Once a funder has started developing a list of organizations she is interested in supporting, it’s time to start the background research. One place to start is the Social Impact 100 Index (S&I 100). The index has a terrific purpose; to help viewers easily see a comparison of top-performing U.S. nonprofit organizations who are evidencing their impact. The S&I 100 is focused on large organizations, so smaller and local causes may not be represented, even though they are doing great things. The index is a great starting point for viewing examples of how large charities are working, and sometimes sparks interest for a donor in a certain kind of cause. That interest turns into further exploration with other organizations.
There are other places to look for information about charities and their practices, such as the American Institute of Philanthropy and the Chronicle of Philanthropy (check out their annual Philanthropy 400 list). Also, donor advised funds often utilize resources from local “community foundations” when they consider where to distribute money.

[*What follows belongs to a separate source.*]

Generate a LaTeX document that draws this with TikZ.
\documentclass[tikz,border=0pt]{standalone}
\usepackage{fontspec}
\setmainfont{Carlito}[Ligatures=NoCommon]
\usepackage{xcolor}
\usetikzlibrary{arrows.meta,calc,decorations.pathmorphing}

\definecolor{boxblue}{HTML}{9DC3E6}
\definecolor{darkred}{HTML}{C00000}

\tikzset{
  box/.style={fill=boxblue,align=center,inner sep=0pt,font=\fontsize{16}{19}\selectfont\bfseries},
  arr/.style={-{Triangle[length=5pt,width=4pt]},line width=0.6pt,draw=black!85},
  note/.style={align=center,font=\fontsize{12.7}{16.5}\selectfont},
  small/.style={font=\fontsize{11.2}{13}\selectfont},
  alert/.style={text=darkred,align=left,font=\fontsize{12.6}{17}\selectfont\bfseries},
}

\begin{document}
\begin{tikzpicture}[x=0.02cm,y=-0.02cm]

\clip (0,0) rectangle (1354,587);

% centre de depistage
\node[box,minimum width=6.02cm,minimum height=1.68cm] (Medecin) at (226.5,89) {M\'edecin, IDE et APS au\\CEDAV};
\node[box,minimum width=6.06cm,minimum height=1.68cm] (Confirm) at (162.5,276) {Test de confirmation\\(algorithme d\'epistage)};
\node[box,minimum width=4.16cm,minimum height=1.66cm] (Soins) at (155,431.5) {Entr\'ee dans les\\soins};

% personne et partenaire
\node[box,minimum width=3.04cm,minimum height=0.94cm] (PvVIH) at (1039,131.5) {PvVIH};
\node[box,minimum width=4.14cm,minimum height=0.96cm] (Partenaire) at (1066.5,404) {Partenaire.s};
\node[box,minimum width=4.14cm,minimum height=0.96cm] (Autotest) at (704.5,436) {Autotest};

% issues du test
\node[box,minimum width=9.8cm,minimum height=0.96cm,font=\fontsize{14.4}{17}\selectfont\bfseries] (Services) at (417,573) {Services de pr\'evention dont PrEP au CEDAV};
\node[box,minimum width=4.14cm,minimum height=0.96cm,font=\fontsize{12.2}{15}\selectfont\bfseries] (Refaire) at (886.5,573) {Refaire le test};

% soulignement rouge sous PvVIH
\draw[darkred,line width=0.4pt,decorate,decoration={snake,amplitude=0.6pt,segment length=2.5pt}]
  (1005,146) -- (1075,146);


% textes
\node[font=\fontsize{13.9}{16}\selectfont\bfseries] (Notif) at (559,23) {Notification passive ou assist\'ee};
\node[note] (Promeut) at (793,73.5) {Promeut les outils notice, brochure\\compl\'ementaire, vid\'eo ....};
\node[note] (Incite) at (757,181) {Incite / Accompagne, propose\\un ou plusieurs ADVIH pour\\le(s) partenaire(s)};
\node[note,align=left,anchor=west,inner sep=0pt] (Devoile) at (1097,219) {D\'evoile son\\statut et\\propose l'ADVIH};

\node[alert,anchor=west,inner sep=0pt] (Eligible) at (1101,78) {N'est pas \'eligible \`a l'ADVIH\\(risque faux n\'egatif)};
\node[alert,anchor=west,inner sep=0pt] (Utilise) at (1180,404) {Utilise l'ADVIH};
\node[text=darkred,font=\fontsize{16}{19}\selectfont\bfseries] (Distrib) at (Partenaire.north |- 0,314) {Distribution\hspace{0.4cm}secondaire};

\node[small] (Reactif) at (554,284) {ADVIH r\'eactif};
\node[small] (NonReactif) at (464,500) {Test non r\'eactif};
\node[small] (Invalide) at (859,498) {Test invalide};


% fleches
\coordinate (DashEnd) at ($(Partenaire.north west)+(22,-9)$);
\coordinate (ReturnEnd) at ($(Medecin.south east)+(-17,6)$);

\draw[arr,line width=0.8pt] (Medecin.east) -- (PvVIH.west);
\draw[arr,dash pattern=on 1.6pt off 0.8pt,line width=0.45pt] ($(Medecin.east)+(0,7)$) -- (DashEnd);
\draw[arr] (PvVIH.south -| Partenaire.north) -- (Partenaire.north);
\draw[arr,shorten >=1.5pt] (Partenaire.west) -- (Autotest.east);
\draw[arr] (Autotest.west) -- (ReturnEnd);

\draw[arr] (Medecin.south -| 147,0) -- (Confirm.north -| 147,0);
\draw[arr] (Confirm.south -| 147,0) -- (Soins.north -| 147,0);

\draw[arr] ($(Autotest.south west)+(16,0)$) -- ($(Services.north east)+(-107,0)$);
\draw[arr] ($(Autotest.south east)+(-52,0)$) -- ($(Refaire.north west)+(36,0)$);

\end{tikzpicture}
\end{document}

Community foundations often provide helpful information about local worthy organizations.
All of these are great resources, but major donors in search of the right fit don’t just consider one source of information when researching a charity. A prospective funder will consider different viewpoints for how the charity operations are performed and ask questions to clarify understanding or become comfortable with an unusual approach.
I ask myself many of the questions mentioned above before I get started supporting a new organization so that I have a great understanding of the organizations I support. If you are running a charitable organization, make sure you understand the steps major donors go through to find the organizations they support. If you’re not listed in places they might search, get listed.
Find out how people are talking about your organization to find out if the cause is viewed. If you discover you need to do some public perception damage control, consider how to publicly address any negative points. Let your potential donors see what you are doing and how their donations will make a difference.
Transparency in your organization is key and that is what major donors demand.